Porque de eso se trata la contienda llamada fútbol: una suma de gestos heroicos, despliegue de tácticas y decisiones súbitas, como puñaladas, como evocaciones fulminantes, que si no cuentan con la ayuda de la magia o el milagro, terminan de forma sistemática en el fracaso. Dos, tres, cinco pespuntes en el césped, dos tres cinco pases que inician el tejido maravilloso, vehemente de una danza, pero nuevamente, en forma ineluctable, la atesorada esfera es recuperada por el equipo adversario que, a su vez, después de tres o cuatro pases, vivirá el mismo fracaso. Noventa minutos dura el tejido invisible que si al final del match un holograma permitiera verlo, sería un compuesto de contados segmentos bellos, compactos, coloridos, y una gigantesca telaraña furiosamente rota, andrajosa, tejida por el fracaso. Pero esa obra trágica, invisible, cuenta en el fútbol más bien como un sistema estimulador, como un mecanismo multiplicador de ansia, apetito, adrenalina. Aunque lo único que objetivamente tiene un valor indiscutible sean los escasísimos destellos, no siempre factibles en los partidos: los goles, el gol.

El pie asesta el golpe en el balón y este, por disposición divina, abre un sendero súbito entre el tumulto de piernas y el vuelo del arquero, para inflar las redes, las gargantas, los corazones, porque ha llegado el premio, el gol, la victoria aunque fuese tan fugaz como el grito. Y, al mismo tiempo, tan estridente como el silencio de muerte que viven los goleados en la cancha y en el graderío. Pero qué sentido tendría el denuedo, la audacia, la furia de los dos equipos si no hubiese al fondo de cada lado un rectángulo en el cual meter la bola. Qué sentido tendría si el juego endiablado del fútbol careciese de goles. Sin ellos, el fútbol sería un laberinto para locos, como el castigo de Sísifo, como un castigo perpetuo al aire libre.

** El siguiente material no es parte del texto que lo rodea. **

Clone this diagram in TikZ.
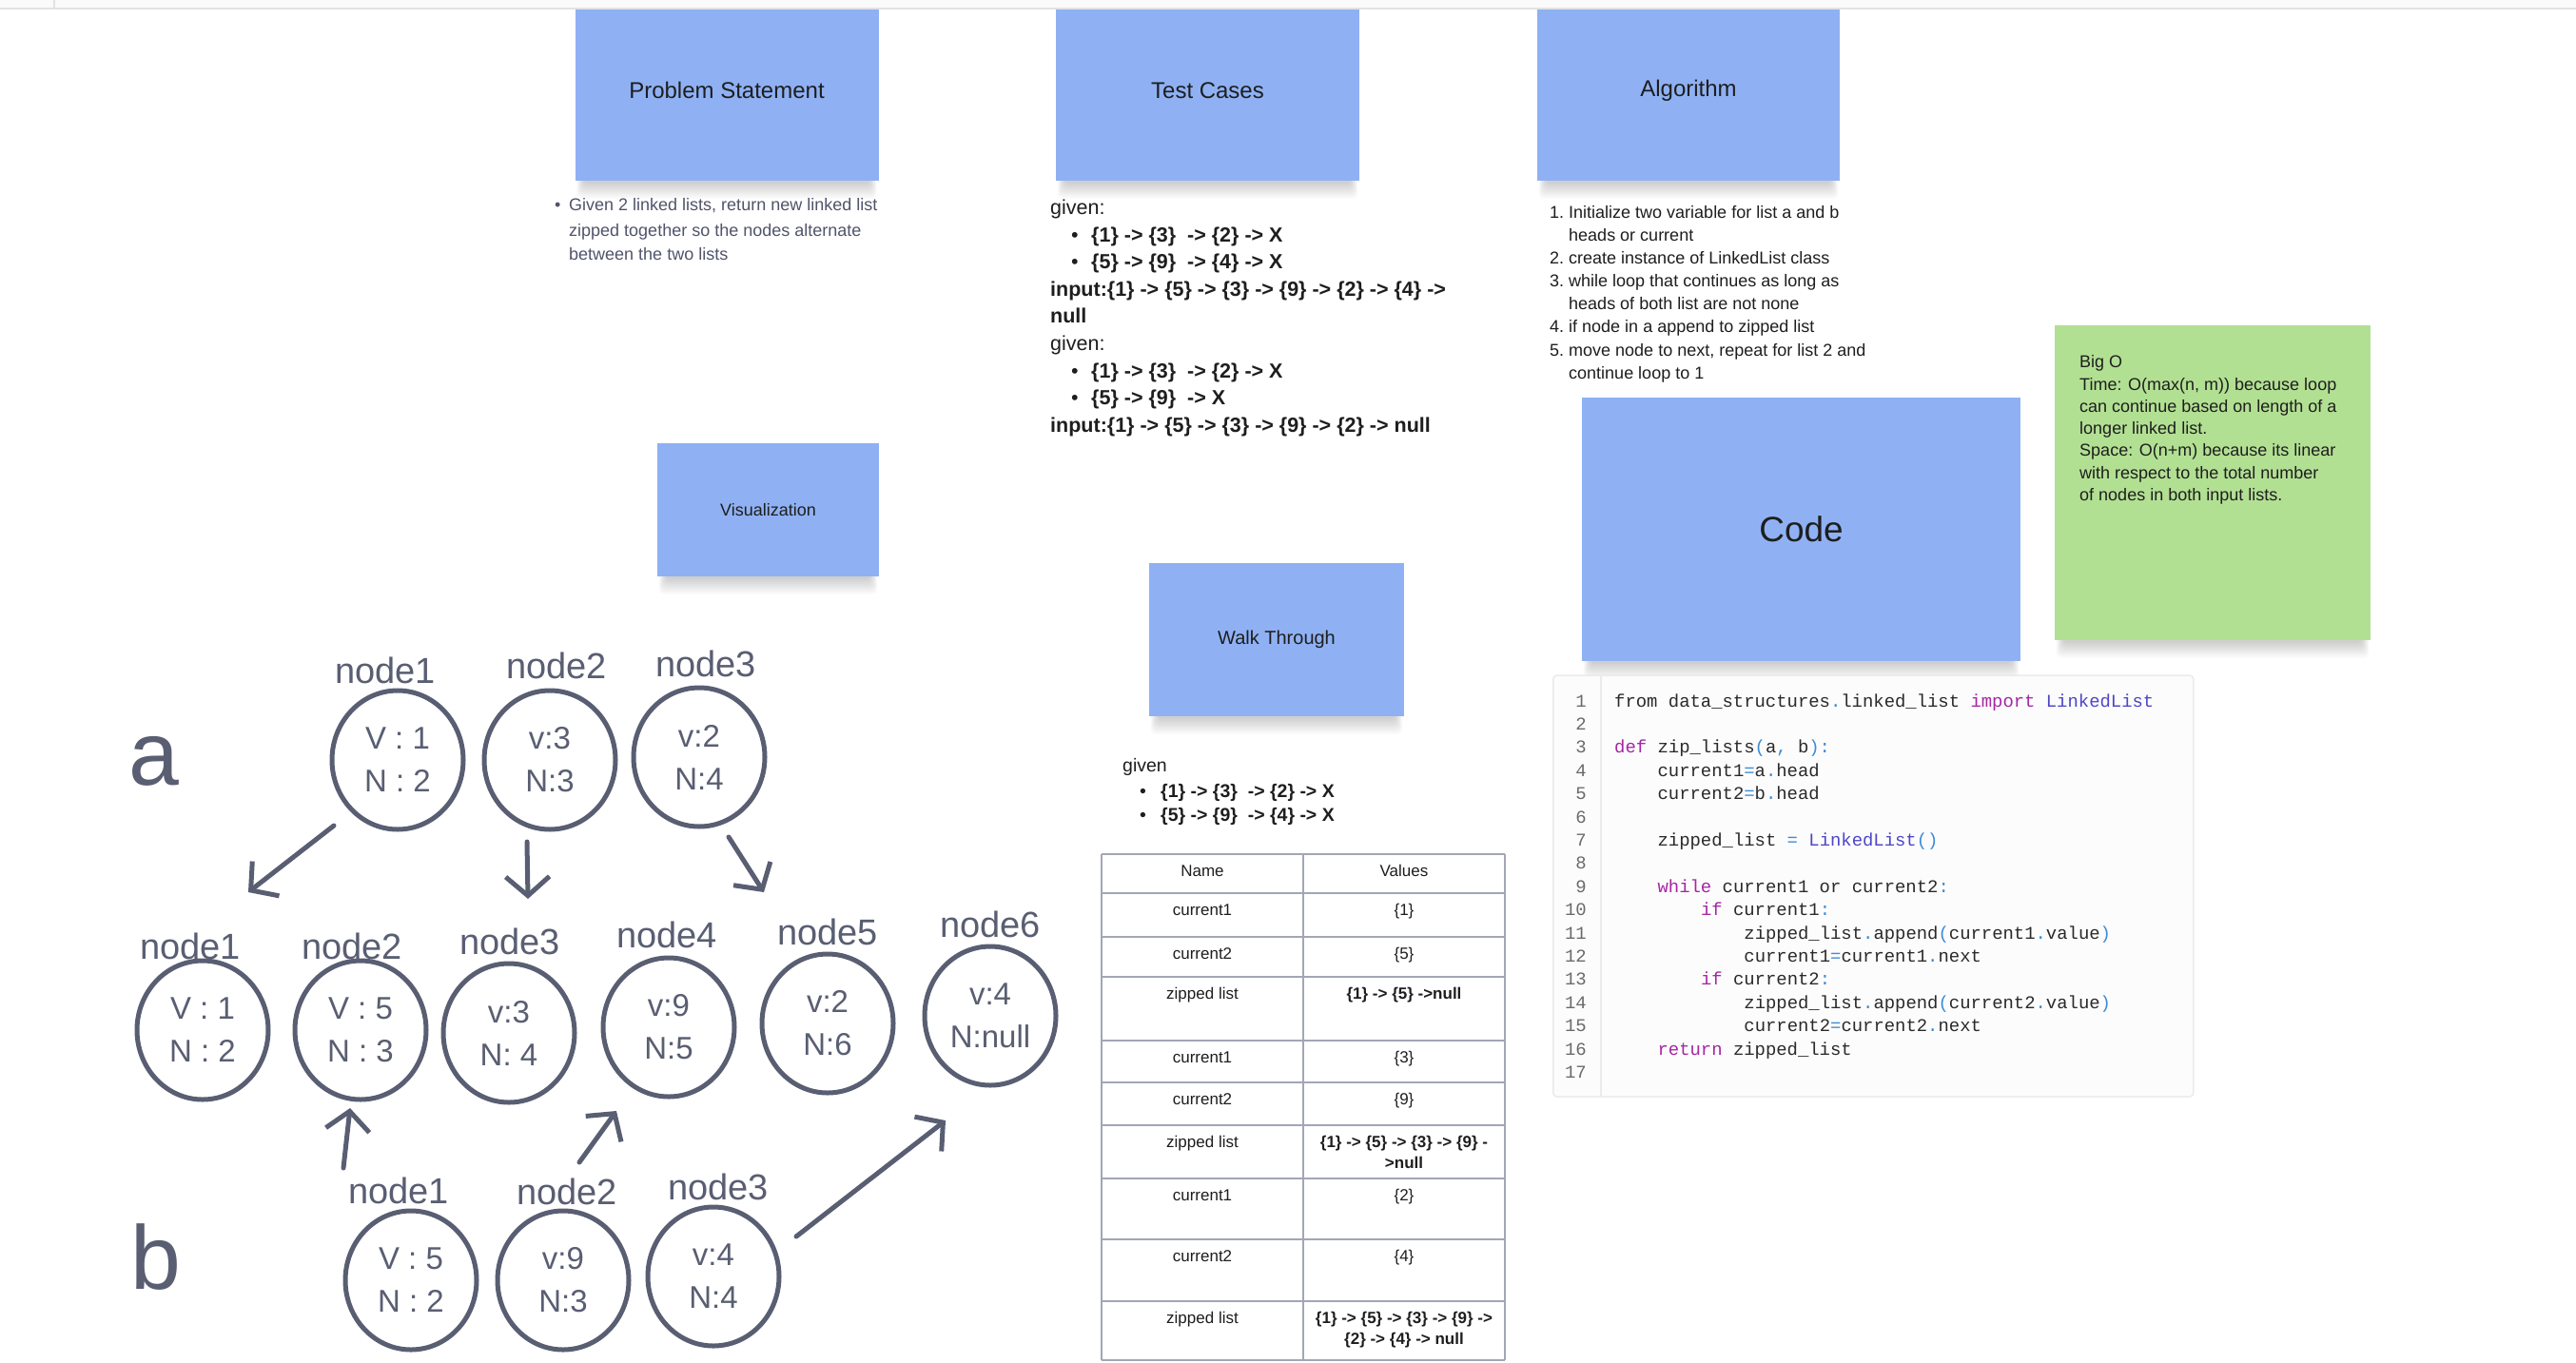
\documentclass[tikz,border=0pt]{standalone}
\usepackage{fontspec}
\setmainfont{Liberation Sans}
\setmonofont{Liberation Mono}
\usetikzlibrary{arrows.meta,shapes.geometric,calc}

\definecolor{stickyblue}{HTML}{8FB1F4}
\definecolor{stickygreen}{HTML}{B2E093}
\definecolor{ink}{HTML}{595E72}
\definecolor{slate}{HTML}{50546A}
\definecolor{txt}{HTML}{1E1E1E}
\definecolor{gridline}{HTML}{A2A6B6}
\definecolor{barbg}{HTML}{FAFAFA}
\definecolor{barline}{HTML}{E2E2E2}
\definecolor{codebg}{HTML}{FCFCFC}
\definecolor{codeframe}{HTML}{EBEBEB}
\definecolor{codetxt}{HTML}{2A2A2A}
\definecolor{kwcol}{HTML}{A626A4}
\definecolor{clscol}{HTML}{4E46C8}
\definecolor{pctcol}{HTML}{3D8BD5}
\definecolor{lnumcol}{HTML}{6A6A6A}

\newcommand{\pxfont}[1]{\fontsize{#1}{#1}\selectfont}
\newcommand{\kwd}[1]{\textcolor{kwcol}{#1}}
\newcommand{\clsn}[1]{\textcolor{clscol}{#1}}
\newcommand{\pun}[1]{\textcolor{pctcol}{#1}}

\pgfdeclarelayer{paper}
\pgfdeclarelayer{shade}
\pgfsetlayers{paper,shade,main}

\begin{document}
\begin{tikzpicture}[x=1pt, y=-1pt, >=Stealth,
  sticky/.style={fill=stickyblue, draw=none, inner sep=0pt, text=txt},
  txtline/.style={anchor=base west, inner sep=0pt, text=txt},
  hnode/.style={ellipse, draw=ink, line width=5pt, minimum width=138pt, minimum height=146pt,
    inner sep=0pt, text=ink, align=center, font=\fontsize{33}{45}\selectfont},
  hlabel/.style={text=ink, inner sep=0pt, font=\pxfont{38}},
  hletter/.style={text=ink, inner sep=0pt, font=\pxfont{95}},
  handarrow/.style={draw=ink, line width=5pt, line cap=round, line join=round,
    -{Straight Barb[length=20pt, width=46pt]}},
  cell/.style={anchor=base, inner sep=0pt, text=txt, font=\pxfont{17}},
  codeline/.style={anchor=base west, inner sep=0pt, text=codetxt, font=\ttfamily\pxfont{18.9}},
  lnum/.style={anchor=base east, inner sep=0pt, text=lnumcol, font=\ttfamily\pxfont{18.9}}]
\begin{pgfonlayer}{paper}
\fill[white] (0,0) rectangle (2708,1432);
\end{pgfonlayer}
\useasboundingbox (0,0) rectangle (2708,1432);

% sticky notes
\node[sticky, minimum width=319pt, minimum height=190pt, font=\pxfont{24}] (probbox) at (764,95) {Problem Statement};
\node[sticky, minimum width=319pt, minimum height=190pt, font=\pxfont{24}] (testbox) at (1269.5,95) {Test Cases};
\node[sticky, minimum width=318pt, minimum height=190pt, font=\pxfont{24}] (algobox) at (1775,95) {Algorithm\vphantom{T}};
\node[sticky, minimum width=233pt, minimum height=140pt, font=\pxfont{18}] (visbox) at (807.5,536) {Visualization};
\node[sticky, minimum width=268pt, minimum height=161pt, font=\pxfont{20}] (walkbox) at (1342,672.5) {Walk Through};
\node[sticky, minimum width=461pt, minimum height=277pt, font=\pxfont{37}] (codebox) at (1893.5,556.5) {Code};
\node[sticky, fill=stickygreen, minimum width=332pt, minimum height=331pt] (bigobox) at (2326,507.5) {};

% soft shadows under the notes
\begin{pgfonlayer}{shade}
\foreach \b in {probbox,testbox,algobox,visbox,walkbox,codebox,bigobox}
  \foreach \k in {0,...,7}
    \fill[black, opacity=0.022, rounded corners=5pt]
      ($(\b.north west)+(9-\k,20)$) rectangle ($(\b.south east)+(-9+\k,3+2.2*\k)$);
\end{pgfonlayer}

% top bar
\fill[barbg] (0,0) rectangle (2708,9);
\draw[barline, line width=1.5pt] (0,9) -- (2708,9);
\draw[barline, line width=1.5pt] (57,0) -- (57,9);

% problem statement
\node[txtline, text=slate, font=\pxfont{18}] (psdot) at (583,221) {\textbullet};
\node[txtline, text=slate, font=\pxfont{18}] (ps1) at (598,221) {Given 2 linked lists, return new linked list};
\node[txtline, text=slate, font=\pxfont{18}] (ps2) at (598,248) {zipped together so the nodes alternate};
\node[txtline, text=slate, font=\pxfont{18}] (ps3) at (598,273) {between the two lists};

% test cases
\node[txtline, font=\pxfont{21.5}] (tc1) at (1104,225.5) {given:};
\node[txtline, font=\pxfont{21.5}] (tcdot1) at (1126,254.1) {\textbullet};
\node[txtline, font=\pxfont{21.5}\bfseries] (tc2) at (1147,254.1) {\{1\} -> \{3\}~ -> \{2\} -> X};
\node[txtline, font=\pxfont{21.5}] (tcdot2) at (1126,282.7) {\textbullet};
\node[txtline, font=\pxfont{21.5}\bfseries] (tc3) at (1147,282.7) {\{5\} -> \{9\}~ -> \{4\} -> X};
\node[txtline, font=\pxfont{21.5}\bfseries] (tc4) at (1104,311.3) {input:\{1\} -> \{5\} -> \{3\} -> \{9\} -> \{2\} -> \{4\} ->};
\node[txtline, font=\pxfont{21.5}\bfseries] (tc5) at (1104,339.9) {null};
\node[txtline, font=\pxfont{21.5}] (tc6) at (1104,368.5) {given:};
\node[txtline, font=\pxfont{21.5}] (tcdot3) at (1126,397.1) {\textbullet};
\node[txtline, font=\pxfont{21.5}\bfseries] (tc7) at (1147,397.1) {\{1\} -> \{3\}~ -> \{2\} -> X};
\node[txtline, font=\pxfont{21.5}] (tcdot4) at (1126,425.7) {\textbullet};
\node[txtline, font=\pxfont{21.5}\bfseries] (tc8) at (1147,425.7) {\{5\} -> \{9\}~ -> X};
\node[txtline, font=\pxfont{21.5}\bfseries] (tc9) at (1104,454.3) {input:\{1\} -> \{5\} -> \{3\} -> \{9\} -> \{2\} -> null};

% algorithm
\foreach \yy/\num in {229/1., 277/2., 301/3., 349/4., 374/5.}
  \node[txtline, font=\pxfont{18}] (algnum\num) at (1629,\yy) {\num};
\foreach \yy/\line [count=\i] in {229/Initialize two variable for list a and b, 253/heads or current,
    277/create instance of LinkedList class, 301/while loop that continues as long as,
    325/heads of both list are not none, 349/if node in a append to zipped list,
    374/{move node to next, repeat for list 2 and}, 398/continue loop to 1}
  \node[txtline, font=\pxfont{18}] (alg\i) at (1649,\yy) {\line};

% big o
\foreach \yy/\line [count=\i] in {386/Big O, 410/{Time: O(max(n, m)) because loop},
    433/can continue based on length of a, 456/longer linked list.,
    479/Space: O(n+m) because its linear, 503/with respect to the total number,
    526/of nodes in both input lists.}
  \node[txtline, font=\pxfont{18}] (bigo\i) at (2186,\yy) {\line};

% code panel
\node[fill=codebg, draw=codeframe, line width=1.5pt, rounded corners=4pt, inner sep=0pt,
  minimum width=673pt, minimum height=443pt] (codepanel) at (1969.25,931.5) {};
\draw[codeframe, line width=1.5pt] (1683,710) -- (1683,1153);
\foreach \k in {1,...,17}
  \node[lnum] (ln\k) at (1668,{743+24.4*(\k-1)}) {\k};
\node[codeline] (cl1) at (1697,743) {from data\_structures\pun{.}linked\_list \kwd{import} \clsn{LinkedList}};
\node[codeline] (cl3) at (1697,791.8) {\kwd{def} zip\_lists\pun{(}a\pun{,} b\pun{):}};
\node[codeline] (cl4) at (1742.4,816.2) {current1\pun{=}a\pun{.}head};
\node[codeline] (cl5) at (1742.4,840.6) {current2\pun{=}b\pun{.}head};
\node[codeline] (cl7) at (1742.4,889.4) {zipped\_list \pun{=} \clsn{LinkedList}\pun{()}};
\node[codeline] (cl9) at (1742.4,938.2) {\kwd{while} current1 or current2\pun{:}};
\node[codeline] (cl10) at (1787.8,962.6) {\kwd{if} current1\pun{:}};
\node[codeline] (cl11) at (1833.2,987) {zipped\_list\pun{.}append\pun{(}current1\pun{.}value\pun{)}};
\node[codeline] (cl12) at (1833.2,1011.4) {current1\pun{=}current1\pun{.}next};
\node[codeline] (cl13) at (1787.8,1035.8) {\kwd{if} current2\pun{:}};
\node[codeline] (cl14) at (1833.2,1060.2) {zipped\_list\pun{.}append\pun{(}current2\pun{.}value\pun{)}};
\node[codeline] (cl15) at (1833.2,1084.6) {current2\pun{=}current2\pun{.}next};
\node[codeline] (cl16) at (1742.4,1109) {\kwd{return} zipped\_list};

% walk through
\node[txtline, font=\pxfont{19.5}] (wt1) at (1180,811) {given};
\node[txtline, font=\pxfont{19.5}] (wtdot1) at (1198,838) {\textbullet};
\node[txtline, font=\pxfont{19.5}\bfseries] (wt2) at (1220,838) {\{1\} -> \{3\}~ -> \{2\} -> X};
\node[txtline, font=\pxfont{19.5}] (wtdot2) at (1198,863) {\textbullet};
\node[txtline, font=\pxfont{19.5}\bfseries] (wt3) at (1220,863) {\{5\} -> \{9\}~ -> \{4\} -> X};

% table
\foreach \yy in {898,939,985,1027,1094,1138,1183,1239,1303,1368,1430}
  \draw[gridline, line width=2pt] (1158,\yy) -- (1582,\yy);
\foreach \xx in {1158,1370,1582}
  \draw[gridline, line width=2pt] (\xx,898) -- (\xx,1430);
\foreach \yy/\nm/\vl [count=\i] in {898/Name/Values, 939/current1/\{1\}, 985/current2/\{5\},
    1027/zipped list/\textbf{\{1\} -> \{5\} ->null}, 1094/current1/\{3\}, 1138/current2/\{9\},
    1183/zipped list/\textbf{\{1\} -> \{5\} -> \{3\} -> \{9\} -}, 1239/current1/\{2\},
    1303/current2/\{4\}, 1368/zipped list/\textbf{\{1\} -> \{5\} -> \{3\} -> \{9\} ->}}
{
  \node[cell] (name\i) at (1264,\yy+23) {\nm};
  \node[cell] (val\i) at (1476,\yy+23) {\vl};
}
\node[cell, font=\pxfont{17}\bfseries] (val7b) at (1476,1228) {>null};
\node[cell, font=\pxfont{17}\bfseries] (val10b) at (1476,1413) {\{2\} -> \{4\} -> null};

% hand drawn lists
\node[hletter] (lista) at (162,800) {a};
\node[hletter] (listb) at (164,1322) {b};
\foreach \nd/\xx/\yy/\va/\nx/\lab/\lx/\ly in {
    a1/418/799/{V : 1}/{N : 2}/node1/405/705, a2/578/799/{v:3}/{N:3}/node2/585/700,
    a3/735/796/{v:2}/{N:4}/node3/742/698,
    z1/213/1083/{V : 1}/{N : 2}/node1/200/995, z2/379/1083/{V : 5}/{N : 3}/node2/370/995,
    z3/535/1086/{v:3}/{N: 4}/node3/536/990, z4/703/1080/{v:9}/{N:5}/node4/701/983,
    z5/870/1076/{v:2}/{N:6}/node5/870/980, z6/1041/1068/{v:4}/{N:null}/node6/1041/972,
    b1/432/1346/{V : 5}/{N : 2}/node1/419/1252, b2/592/1346/{v:9}/{N:3}/node2/596/1253,
    b3/750/1342/{v:4}/{N:4}/node3/755/1248}
{
  \node[hnode] (\nd) at (\xx,\yy) {\va\\\nx};
  \node[hlabel] (\nd lab) at (\lx,\ly) {\lab};
}

% hand drawn arrows
\coordinate (a1out) at (351,868);  \coordinate (z1in) at (261,938);
\coordinate (a2out) at (554,885);  \coordinate (z3in) at (555,945);
\coordinate (a3out) at (766,880);  \coordinate (z5in) at (803,938);
\coordinate (b1out) at (361,1228); \coordinate (z2in) at (368,1165);
\coordinate (b2out) at (609,1222); \coordinate (z4in) at (648,1168);
\coordinate (b3out) at (837,1300); \coordinate (z6in) at (994,1178);
\draw[handarrow] (a1out) -- (z1in);
\draw[handarrow] (a2out) -- (z3in);
\draw[handarrow] (a3out) -- (z5in);
\draw[handarrow] (b1out) -- (z2in);
\draw[handarrow] (b2out) -- (z4in);
\draw[handarrow] (b3out) -- (z6in);
\end{tikzpicture}
\end{document}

Tejer y tejer pelotazos, figuras de aire, engaños milagrosos, golpes accidentales, apropiación y expropiación del balón, ir y venir, sudorosos, atrapados en el juego y sin salida, como reos, porque el solo escape, aparte del tiempo de juego, está en el arco. Allí se ubica el paredón en el que se cumple o no se cumple el fusilamiento que lleva a la gloria a unos, y a otros, a la derrota. Y acentuando la hipotética locura, qué sería el fútbol si además del arco y los goles, careciera de pelota. Veintidós gladiadores, de anatomías helénicas y una fuerza de semidioses, corriendo por la cancha sin ningún derrotero, buscando en el aire, en el vacío, un destino para sus zapatos, la pasión, el latido salvaje de la sangre. A menos que, de pronto, por una orden atávica, empezaran a gruñir, a morderse, a caerse encima, a combatir a muerte con el solo afán de ser sobrevivientes.

 

2.

Hay gente que vive de espaldas al fútbol. Y otra gente que tiene el mentón asentado en la cornisa, desde donde se ve de manera impecable cómo va mudándose de manchas el paredón. Todo es lo mismo en suma. Los estadios son los mismos y no siempre la muchedumbre que los llena asiste por la misma causa. Se vende abiertamente cerveza, comida, plásticos para meter la cabeza. Se vende clandestinamente aguardiente, veneno en pastillas, condones en caso de gol. Hay gente que se duerme o que desliza sus dedos hacia el prójimo. Hay gente que juega cartas mientras se decide la suerte del mundo en la cancha. Hay parejas que se besan o se apuñalan sin haberse visto nunca antes. En medio de los gritos unánimes, hay niños que gatean o se pierden para siempre. Hay un mercado de carne nueva en los graderíos posteriores, mientras las madres venden el diario del día siguiente. Hasta cuando el gol parte, en dos pedazos perfectos, el cielo, la cancha y el graderío. La gente, entonces, se lanza encima de la gente y se enciende el fuego. En el desolado césped aúlla un perro buscando entre las llamas a su dueño.